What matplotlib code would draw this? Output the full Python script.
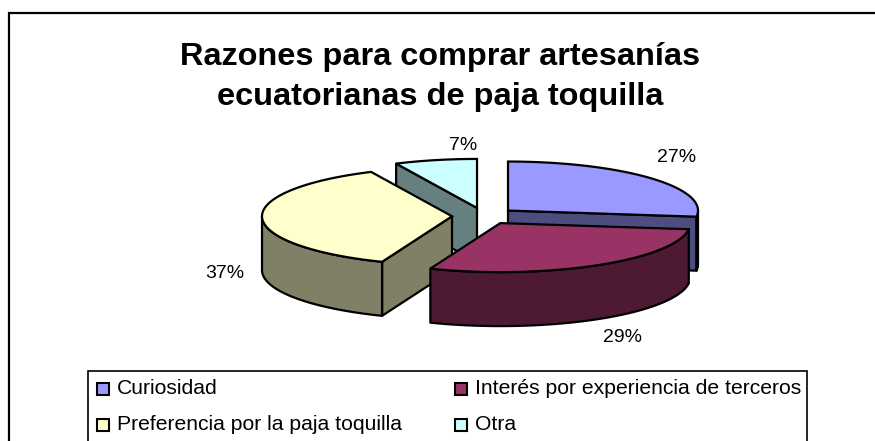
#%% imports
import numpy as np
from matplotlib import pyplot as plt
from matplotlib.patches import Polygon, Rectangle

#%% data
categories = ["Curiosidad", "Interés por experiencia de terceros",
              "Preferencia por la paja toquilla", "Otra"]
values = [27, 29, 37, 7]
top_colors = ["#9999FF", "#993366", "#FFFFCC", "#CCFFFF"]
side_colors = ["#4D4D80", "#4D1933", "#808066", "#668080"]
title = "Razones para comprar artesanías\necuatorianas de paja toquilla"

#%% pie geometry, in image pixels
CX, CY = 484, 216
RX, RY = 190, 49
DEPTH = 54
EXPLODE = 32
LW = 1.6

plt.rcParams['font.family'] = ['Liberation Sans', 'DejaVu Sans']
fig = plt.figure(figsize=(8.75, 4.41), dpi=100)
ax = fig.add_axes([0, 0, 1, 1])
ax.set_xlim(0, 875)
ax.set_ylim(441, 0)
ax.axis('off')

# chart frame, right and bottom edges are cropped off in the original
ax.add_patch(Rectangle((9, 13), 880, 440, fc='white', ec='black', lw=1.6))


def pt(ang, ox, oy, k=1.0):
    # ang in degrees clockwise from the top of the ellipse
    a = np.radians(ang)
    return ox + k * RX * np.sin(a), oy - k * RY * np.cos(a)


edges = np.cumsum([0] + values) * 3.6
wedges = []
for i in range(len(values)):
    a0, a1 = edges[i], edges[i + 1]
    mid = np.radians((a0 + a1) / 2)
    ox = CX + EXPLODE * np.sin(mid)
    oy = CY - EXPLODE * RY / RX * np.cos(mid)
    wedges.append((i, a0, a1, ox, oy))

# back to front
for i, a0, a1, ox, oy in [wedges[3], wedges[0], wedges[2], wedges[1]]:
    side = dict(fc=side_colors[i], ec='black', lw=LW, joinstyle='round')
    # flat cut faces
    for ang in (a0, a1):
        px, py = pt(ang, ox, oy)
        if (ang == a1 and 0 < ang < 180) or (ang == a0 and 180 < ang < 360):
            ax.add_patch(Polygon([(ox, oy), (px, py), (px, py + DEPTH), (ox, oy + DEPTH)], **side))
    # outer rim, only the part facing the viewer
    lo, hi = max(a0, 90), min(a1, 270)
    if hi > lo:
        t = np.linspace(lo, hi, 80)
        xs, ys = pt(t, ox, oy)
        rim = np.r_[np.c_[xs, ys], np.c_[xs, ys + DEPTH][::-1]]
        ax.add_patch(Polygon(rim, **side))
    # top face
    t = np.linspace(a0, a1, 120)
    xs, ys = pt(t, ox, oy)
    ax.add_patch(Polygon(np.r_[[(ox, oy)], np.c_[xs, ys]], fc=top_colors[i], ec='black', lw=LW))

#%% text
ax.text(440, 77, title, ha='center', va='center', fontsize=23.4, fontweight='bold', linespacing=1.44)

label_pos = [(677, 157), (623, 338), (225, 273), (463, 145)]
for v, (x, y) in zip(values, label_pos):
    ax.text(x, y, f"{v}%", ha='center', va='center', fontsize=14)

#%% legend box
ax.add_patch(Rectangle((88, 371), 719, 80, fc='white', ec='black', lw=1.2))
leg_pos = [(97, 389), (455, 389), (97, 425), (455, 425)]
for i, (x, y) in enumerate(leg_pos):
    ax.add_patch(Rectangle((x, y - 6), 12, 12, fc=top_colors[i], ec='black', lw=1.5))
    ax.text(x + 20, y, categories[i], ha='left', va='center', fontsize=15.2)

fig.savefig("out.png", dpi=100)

----------------------------------------

- _Your objective_: Write the listing above out again exactly, dropping each image.

- _Response_:
What matplotlib code would draw this? Output the full Python script.
#%% imports
import numpy as np
from matplotlib import pyplot as plt
from matplotlib.patches import Polygon, Rectangle

#%% data
categories = ["Curiosidad", "Interés por experiencia de terceros",
              "Preferencia por la paja toquilla", "Otra"]
values = [27, 29, 37, 7]
top_colors = ["#9999FF", "#993366", "#FFFFCC", "#CCFFFF"]
side_colors = ["#4D4D80", "#4D1933", "#808066", "#668080"]
title = "Razones para comprar artesanías\necuatorianas de paja toquilla"

#%% pie geometry, in image pixels
CX, CY = 484, 216
RX, RY = 190, 49
DEPTH = 54
EXPLODE = 32
LW = 1.6

plt.rcParams['font.family'] = ['Liberation Sans', 'DejaVu Sans']
fig = plt.figure(figsize=(8.75, 4.41), dpi=100)
ax = fig.add_axes([0, 0, 1, 1])
ax.set_xlim(0, 875)
ax.set_ylim(441, 0)
ax.axis('off')

# chart frame, right and bottom edges are cropped off in the original
ax.add_patch(Rectangle((9, 13), 880, 440, fc='white', ec='black', lw=1.6))


def pt(ang, ox, oy, k=1.0):
    # ang in degrees clockwise from the top of the ellipse
    a = np.radians(ang)
    return ox + k * RX * np.sin(a), oy - k * RY * np.cos(a)


edges = np.cumsum([0] + values) * 3.6
wedges = []
for i in range(len(values)):
    a0, a1 = edges[i], edges[i + 1]
    mid = np.radians((a0 + a1) / 2)
    ox = CX + EXPLODE * np.sin(mid)
    oy = CY - EXPLODE * RY / RX * np.cos(mid)
    wedges.append((i, a0, a1, ox, oy))

# back to front
for i, a0, a1, ox, oy in [wedges[3], wedges[0], wedges[2], wedges[1]]:
    side = dict(fc=side_colors[i], ec='black', lw=LW, joinstyle='round')
    # flat cut faces
    for ang in (a0, a1):
        px, py = pt(ang, ox, oy)
        if (ang == a1 and 0 < ang < 180) or (ang == a0 and 180 < ang < 360):
            ax.add_patch(Polygon([(ox, oy), (px, py), (px, py + DEPTH), (ox, oy + DEPTH)], **side))
    # outer rim, only the part facing the viewer
    lo, hi = max(a0, 90), min(a1, 270)
    if hi > lo:
        t = np.linspace(lo, hi, 80)
        xs, ys = pt(t, ox, oy)
        rim = np.r_[np.c_[xs, ys], np.c_[xs, ys + DEPTH][::-1]]
        ax.add_patch(Polygon(rim, **side))
    # top face
    t = np.linspace(a0, a1, 120)
    xs, ys = pt(t, ox, oy)
    ax.add_patch(Polygon(np.r_[[(ox, oy)], np.c_[xs, ys]], fc=top_colors[i], ec='black', lw=LW))

#%% text
ax.text(440, 77, title, ha='center', va='center', fontsize=23.4, fontweight='bold', linespacing=1.44)

label_pos = [(677, 157), (623, 338), (225, 273), (463, 145)]
for v, (x, y) in zip(values, label_pos):
    ax.text(x, y, f"{v}%", ha='center', va='center', fontsize=14)

#%% legend box
ax.add_patch(Rectangle((88, 371), 719, 80, fc='white', ec='black', lw=1.2))
leg_pos = [(97, 389), (455, 389), (97, 425), (455, 425)]
for i, (x, y) in enumerate(leg_pos):
    ax.add_patch(Rectangle((x, y - 6), 12, 12, fc=top_colors[i], ec='black', lw=1.5))
    ax.text(x + 20, y, categories[i], ha='left', va='center', fontsize=15.2)

fig.savefig("out.png", dpi=100)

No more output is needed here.